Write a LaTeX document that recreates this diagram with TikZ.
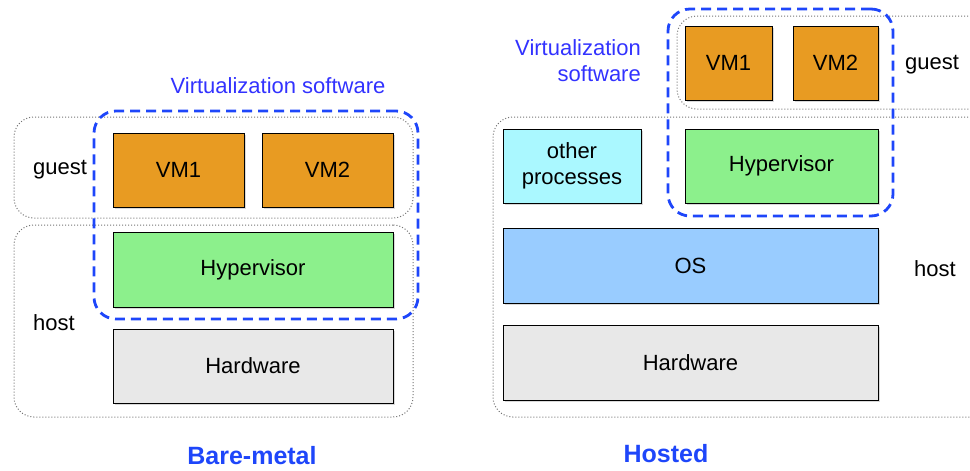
\documentclass[tikz,border=0pt]{standalone}
\usepackage{fontspec}
\setmainfont{Liberation Sans}
\usetikzlibrary{shadows}
\definecolor{vmorange}{RGB}{232,155,34}
\definecolor{hypgreen}{RGB}{140,240,140}
\definecolor{hwgray}{RGB}{232,232,232}
\definecolor{osblue}{RGB}{153,204,255}
\definecolor{othcyan}{RGB}{170,248,255}
\definecolor{virtblue}{RGB}{30,70,250}
\definecolor{txtblue}{RGB}{50,50,255}
\tikzset{
  layerbox/.style={draw, line width=1pt, inner sep=0pt, align=center,
    drop shadow={shadow xshift=2pt, shadow yshift=-2pt, opacity=0.3}},
  groupbox/.style={draw=black!55, line width=1pt, dash pattern=on 1pt off 2pt,
    rounded corners=20pt, inner sep=0pt},
  virtbox/.style={draw=virtblue, line width=2.8pt, dash pattern=on 10pt off 6pt,
    rounded corners=22pt, inner sep=0pt},
  lbl/.style={inner sep=0pt, font=\fontsize{22}{26}\selectfont},
  title/.style={inner sep=0pt, text=virtblue, font=\fontsize{25}{30}\selectfont\bfseries}
}
\begin{document}
\begin{tikzpicture}[x=1pt,y=-1pt,font=\fontsize{22}{26}\selectfont]
\useasboundingbox (0,0) rectangle (970,471);
\begin{scope}
\clip (0,0) rectangle (970,471);
\node[groupbox, minimum width=399pt, minimum height=101pt] (guestL) at (213.5,167.5) {};
\node[groupbox, minimum width=399pt, minimum height=192pt] (hostL) at (213.5,321) {};
\node[groupbox, minimum width=323pt, minimum height=93pt] (guestR) at (838.5,62.5) {};
\node[groupbox, minimum width=507pt, minimum height=300pt] (hostR) at (746.5,267) {};
\end{scope}
\node[layerbox, fill=vmorange, minimum width=131pt, minimum height=74pt] (vm1L) at (178.5,170) {VM1};
\node[layerbox, fill=vmorange, minimum width=131pt, minimum height=74pt] (vm2L) at (327.5,170) {VM2};
\node[layerbox, fill=hypgreen, minimum width=280pt, minimum height=75pt] (hypL) at (253,269.5) {Hypervisor};
\node[layerbox, fill=hwgray, minimum width=280pt, minimum height=74pt] (hwL) at (253,366) {Hardware};
\node[virtbox, minimum width=324pt, minimum height=208pt] (virtL) at (256,215) {};
\node[lbl, text=txtblue] (virtLtxt) at (278,86) {Virtualization software};
\node[lbl] (guestLtxt) at (60,170) {guest};
\node[lbl] (hostLtxt) at (54,323) {host};
\node[title] (bare) at (252,456) {Bare-metal};
\node[layerbox, fill=vmorange, minimum width=87pt, minimum height=74pt] (vm1R) at (728.5,63) {VM1};
\node[layerbox, fill=vmorange, minimum width=85pt, minimum height=74pt] (vm2R) at (835.5,63) {VM2};
\node[layerbox, fill=othcyan, minimum width=138pt, minimum height=74pt] (othR) at (572,166) {other\\processes};
\node[layerbox, fill=hypgreen, minimum width=193pt, minimum height=74pt] (hypR) at (781.5,166) {Hypervisor};
\node[layerbox, fill=osblue, minimum width=375pt, minimum height=75pt] (osR) at (690.5,265.5) {OS};
\node[layerbox, fill=hwgray, minimum width=375pt, minimum height=75pt] (hwR) at (690.5,362.5) {Hardware};
\node[virtbox, minimum width=225pt, minimum height=207pt] (virtR) at (780.5,112.5) {};
\node[lbl, text=txtblue, align=right, anchor=east] (virtRtxt) at (641,61) {Virtualization\\software};
\node[lbl] (guestRtxt) at (932,65) {guest};
\node[lbl] (hostRtxt) at (935,269) {host};
\node[title] (hosted) at (666,454) {Hosted};
\end{tikzpicture}
\end{document}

━━━━━━

**AIM:**
The data above should be repeated exactly, minus any pictures.

**FINAL RESULT:**
Write a LaTeX document that recreates this diagram with TikZ.
\documentclass[tikz,border=0pt]{standalone}
\usepackage{fontspec}
\setmainfont{Liberation Sans}
\usetikzlibrary{shadows}
\definecolor{vmorange}{RGB}{232,155,34}
\definecolor{hypgreen}{RGB}{140,240,140}
\definecolor{hwgray}{RGB}{232,232,232}
\definecolor{osblue}{RGB}{153,204,255}
\definecolor{othcyan}{RGB}{170,248,255}
\definecolor{virtblue}{RGB}{30,70,250}
\definecolor{txtblue}{RGB}{50,50,255}
\tikzset{
  layerbox/.style={draw, line width=1pt, inner sep=0pt, align=center,
    drop shadow={shadow xshift=2pt, shadow yshift=-2pt, opacity=0.3}},
  groupbox/.style={draw=black!55, line width=1pt, dash pattern=on 1pt off 2pt,
    rounded corners=20pt, inner sep=0pt},
  virtbox/.style={draw=virtblue, line width=2.8pt, dash pattern=on 10pt off 6pt,
    rounded corners=22pt, inner sep=0pt},
  lbl/.style={inner sep=0pt, font=\fontsize{22}{26}\selectfont},
  title/.style={inner sep=0pt, text=virtblue, font=\fontsize{25}{30}\selectfont\bfseries}
}
\begin{document}
\begin{tikzpicture}[x=1pt,y=-1pt,font=\fontsize{22}{26}\selectfont]
\useasboundingbox (0,0) rectangle (970,471);
\begin{scope}
\clip (0,0) rectangle (970,471);
\node[groupbox, minimum width=399pt, minimum height=101pt] (guestL) at (213.5,167.5) {};
\node[groupbox, minimum width=399pt, minimum height=192pt] (hostL) at (213.5,321) {};
\node[groupbox, minimum width=323pt, minimum height=93pt] (guestR) at (838.5,62.5) {};
\node[groupbox, minimum width=507pt, minimum height=300pt] (hostR) at (746.5,267) {};
\end{scope}
\node[layerbox, fill=vmorange, minimum width=131pt, minimum height=74pt] (vm1L) at (178.5,170) {VM1};
\node[layerbox, fill=vmorange, minimum width=131pt, minimum height=74pt] (vm2L) at (327.5,170) {VM2};
\node[layerbox, fill=hypgreen, minimum width=280pt, minimum height=75pt] (hypL) at (253,269.5) {Hypervisor};
\node[layerbox, fill=hwgray, minimum width=280pt, minimum height=74pt] (hwL) at (253,366) {Hardware};
\node[virtbox, minimum width=324pt, minimum height=208pt] (virtL) at (256,215) {};
\node[lbl, text=txtblue] (virtLtxt) at (278,86) {Virtualization software};
\node[lbl] (guestLtxt) at (60,170) {guest};
\node[lbl] (hostLtxt) at (54,323) {host};
\node[title] (bare) at (252,456) {Bare-metal};
\node[layerbox, fill=vmorange, minimum width=87pt, minimum height=74pt] (vm1R) at (728.5,63) {VM1};
\node[layerbox, fill=vmorange, minimum width=85pt, minimum height=74pt] (vm2R) at (835.5,63) {VM2};
\node[layerbox, fill=othcyan, minimum width=138pt, minimum height=74pt] (othR) at (572,166) {other\\processes};
\node[layerbox, fill=hypgreen, minimum width=193pt, minimum height=74pt] (hypR) at (781.5,166) {Hypervisor};
\node[layerbox, fill=osblue, minimum width=375pt, minimum height=75pt] (osR) at (690.5,265.5) {OS};
\node[layerbox, fill=hwgray, minimum width=375pt, minimum height=75pt] (hwR) at (690.5,362.5) {Hardware};
\node[virtbox, minimum width=225pt, minimum height=207pt] (virtR) at (780.5,112.5) {};
\node[lbl, text=txtblue, align=right, anchor=east] (virtRtxt) at (641,61) {Virtualization\\software};
\node[lbl] (guestRtxt) at (932,65) {guest};
\node[lbl] (hostRtxt) at (935,269) {host};
\node[title] (hosted) at (666,454) {Hosted};
\end{tikzpicture}
\end{document}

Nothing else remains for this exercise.